Ordinary citizens defend themselves with a gun several thousand times a day. Our armed defense stops tens of thousands of robberies, assaults, and rapes. It saves thousands of lives a year. Many thousands. Despite that immense virtue, nothing is perfect. We are human so there are problems with armed defense.

Gun-control runs into problems precisely because armed defense saves so many lives. To change our laws and save a few more lives tomorrow, we can’t reduce the many lives we save each day. It is hard to pass a gun-control law that will do no harm. Let me give you an example to make that clear.

Each week I analyze how ordinary people defended themselves with a firearm. I advocate for instruction, training, and practice. I encourage people to plan for lethal and non-lethal defense. We talk about avoidance and de-escalation all the time. Sure, I want gun owners to be trained, but I have perspective.

Week after week we see criminals break into a home. Grandma grabs her gun and says she is armed. The robber runs away because grandma wasn’t the victim he expected. The great news is that eight-times-out-of-ten the bad guys runs away before we have to fire a shot. I don’t see where mandatory safety training could make this self-defense situation significantly safer or more effective. 8-out-of-10 times it is already good enough.

Proportions are crucial. Firearms accidents are rare but criminal attacks are common. Yes, I ask gun owners to take training, but I know that costs money, takes time, and demands energy. Disarming ordinary citizens until they take training means that more good people will be disarmed. Maybe mandatory training saved a few people from firearms accidents but we condemned more of them to be the unarmed victims of violent crime. The unarmed victims will have to surrender or go against a criminal attacker with their bare hands. Criminals plan their attacks to beat an unarmed victim. I don’t want that, and few of us do.

If demanding a firearms safety course costs lives then demanding more is even worse. Today, the advocates of gun-control demand that we take longer and longer classes. Some gun-control proposals require several classes over more than two full days (over 22 hours). Some gun-control legislators propose that we retake the entire training course every six months. One gun-control bill would require us to carry a taser every time we go armed in public.

That might be fun for gun-junkies like me, but gun-control also disarms the people who are struggling to pay their bills and take care of their families. Putting a barrier between the victim and their gun disarms the single mom who can only afford to live where rent is low and, unfortunately, crime is high. Once I thought that was an accident, but it happens too often for it to be a mistake. Now I think that disarming poor people was what gun-prohibitionists wanted all along.

Gun-control laws often disarm minorities, women, and the poor. I’ve given small gun-safes to friends who bought guns. Demanding that we lock up all our guns at night might eliminate some firearms accidents, but it will also increase the number of us who are unarmed when a robber breaks into our home. This is where a sense of proportion becomes critical since we defend ourselves more than 40 times for each firearms accident. We can’t solve a relatively small problem of firearms theft and accidents by creating a larger problem when we disarm the victims of violent crime.

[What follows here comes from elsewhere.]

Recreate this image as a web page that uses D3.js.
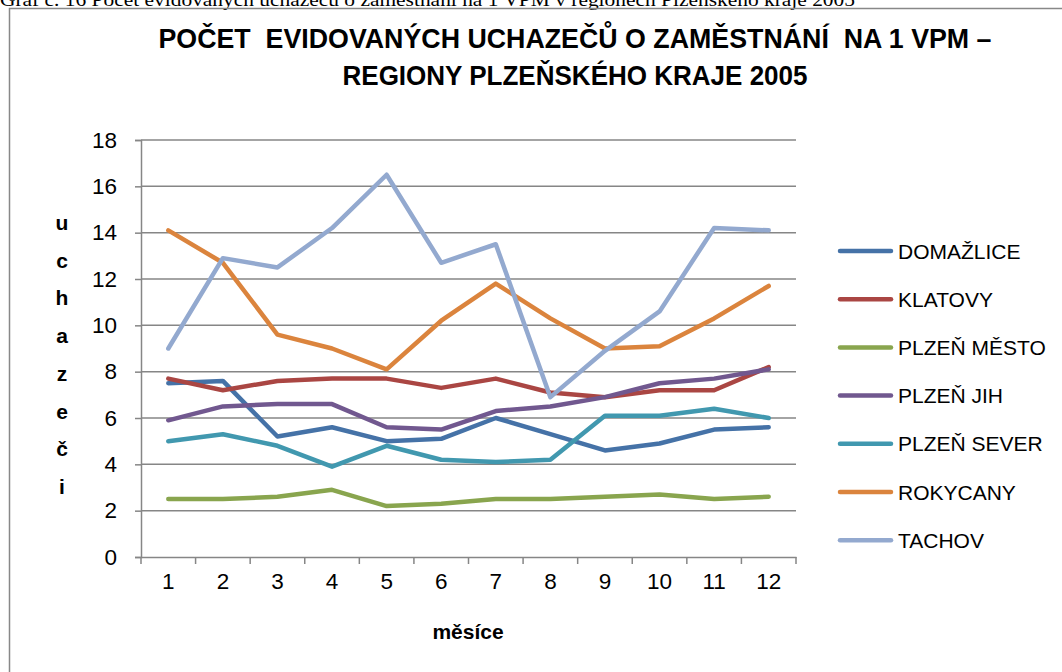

Gun-control advocates want legal gun owners to pay a tax when a criminal uses a gun illegally. I noticed that prohibitionists never offer to pay us when an ordinary citizen uses a gun to defend themselves from harm. Guns in civilian hands save lives and reduce crime. Gun owners are subsidizing non-gun owners and saving the taxpayers money.

The lie is that gun-laws disarm criminals. The truth is that gun-control laws disarm law-abiding victims. Let’s look at gun-control from another perspective.

If safe storage of a firearm is a virtue, then shouldn’t gun-control advocates offer to buy small gun-safes for poor gun owners? If firearms training is so important, then why don’t gun-control politicians offer vouchers, subsidies, or tax deductions for firearms training? Why isn’t basic firearms safety taught in public schools? If avoidance and de-escalation are so important, then politicians should be subsidizing outdoor lighting, high-quality door locks, camera systems, and security alarms that help us avoid criminal encounters in the first place. They should, but they don’t. Their silence says a lot.

Gun-prohibition serves many purposes. Gun-prohibition lets elite government officials sell the right of armed defense back to our social elites. Gun-control also lets some people pretend that the government keeps them safe by disarming violent criminals. Let’s not forget that gun-control is a useful excuse for failing politicians in violent cities. None of those make us safer.